Im neuen Jahrtausend scheint die Welle der Comedy-Bühnenarbeiter ihren Reiz des Neuen verloren zu haben, ohne dabei untergegangen zu sein. In jeder Stadt versucht sich der Standup-Nachwuchs, während das Kabarett schwächelt und die Versuche, es im Fernsehen zu halten, fast schon verzweifelt wirken. Bei der Sketchshow orientieren wir uns an den Engländern, viele alte Helden wirken müde (Mittermeier, Appelt, Klocke), die bloße Erwähnung von Mario Barth schafft Feinde – oder wie der Rheinländer sagt: ’n dicken Hals. Formate sind bei den Sendern etabliert, obwohl sie nicht funktionieren, Experimente aus schierem Übermut (80er) oder dicker Brieftasche (90er) werden kaum noch gewagt. Wo die Trennlinie einst zwischen bürgerlich und progressiv verlief, dann zwischen jung und alt, scheint sie momentan eher zwischen oben und unten zu existieren: die so empfundenen tumben Massen mögen sich an Barth, Cindy aus Marzahn und Bohlen-Sprüchen ergötzen, für den ambitionierten Rest gibt es „Dittsche“ und „The Office“, Stuckrad-Barre und Stephen Fry. Auf den Bühnen verschwimmen die Genres: Gestandene Kabarettisten versuchen, das Publikum bei schwereren Themen stärker mitzunehmen, während Comedians plötzlich auch wieder politische Themen anfassen.

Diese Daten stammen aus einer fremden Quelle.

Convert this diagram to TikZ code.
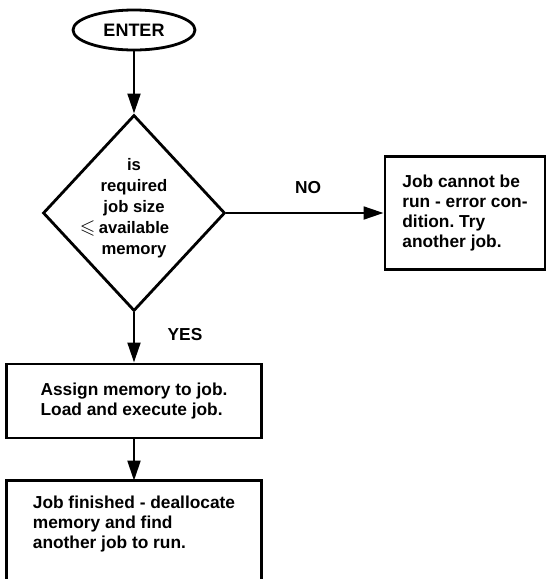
\documentclass[tikz,border=0pt]{standalone}
\usepackage{fontspec}
\setmainfont{Liberation Sans}
\usepackage{amssymb}
\usetikzlibrary{shapes.geometric,arrows.meta}
\frenchspacing

\tikzset{
  flowline/.style={line width=2.1pt},
  flowarrow/.style={flowline,-{Triangle[length=15pt,width=9.5pt]}},
  boxtext/.style={font=\bfseries\fontsize{13}{15}\selectfont},
  stepbox/.style={rectangle,draw,line width=2.1pt,inner sep=0pt,align=left,boxtext},
  terminal/.style={ellipse,draw,line width=2.1pt,inner sep=0pt,
    minimum width=91.5pt,minimum height=30pt,font=\bfseries\fontsize{13.5}{16}\selectfont},
  decision/.style={diamond,draw,line width=2.1pt,inner sep=0pt,
    minimum width=136.5pt,minimum height=147pt},
  branchlabel/.style={font=\bfseries\fontsize{13}{15}\selectfont,inner sep=0pt}
}

\begin{document}
\begin{tikzpicture}[x=0.75pt,y=-0.75pt]
  \useasboundingbox (0,0) rectangle (550,579);
  \clip (0,0) rectangle (550,579);
  \coordinate (pagebottom) at (0,579);

  % start terminal
  \node[terminal] (enter) at (134,30) {ENTER};

  % memory test
  \node[decision] (dec) at (134,213) {};
  \node[align=center,inner sep=0pt,font=\bfseries\fontsize{12.5}{15.75}\selectfont]
    (question) at (134,208)
    {is\\required\\job size\\\llap{\fontsize{15}{15}\selectfont$\leqslant$\,}available\\memory};

  % error branch
  \node[stepbox,minimum width=120pt,minimum height=84.75pt] (fail) at (465,213)
    {Job cannot be\\run - error con-\\dition. Try\\another job.};
  \node[branchlabel] (nolabel) at (308,188) {NO};

  % success branch
  \node[branchlabel] (yeslabel) at (185,335) {YES};
  \node[stepbox,minimum width=191.25pt,minimum height=55.5pt] (run) at (134,401)
    {Assign memory to job.\\Load and execute job.};

  % final step, box continues past the lower edge
  \node[rectangle,inner sep=0pt,align=left,boxtext,
        minimum width=191.25pt,minimum height=64.5pt] (finish) at (134,524)
    {Job finished - deallocate\\memory and find\\another job to run.};
  \draw[flowline] (finish.north west |- pagebottom) -- (finish.north west)
    -- (finish.north east) -- (finish.north east |- pagebottom);

  % connectors
  \draw[flowarrow] (enter) -- (dec);
  \draw[flowarrow] (dec) -- (fail);
  \draw[flowarrow] (dec) -- (run);
  \draw[flowarrow] (run) -- (finish.north);
\end{tikzpicture}
\end{document}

Comedy ist kein Nischenprogramm mehr, sondern allgegenwärtig, so beliebig wie unübersichtlich. Medienkompetenz bedeutet 2012 auch, die Perlen zu finden – und sei es nur ein putziges neues Katzenvideo.

Weil das bis hier hier alles nur meine Meinung war und Zahlen zählen: von prägenden Comedy-Produktionen wie „Fast wia im richtigen Leben“, „Ein verrücktes Paar“ und „Nonstop Nonsens“ gab es 12, 10 und 20 Folgen, respektive. „Switch“ hat es bereits auf über 120 gebracht. „Dittsche“ auf über 170.

Humor prägt. Dies war meine Prägung. Eure wird eine andere gewesen sein. Glücklicherweise.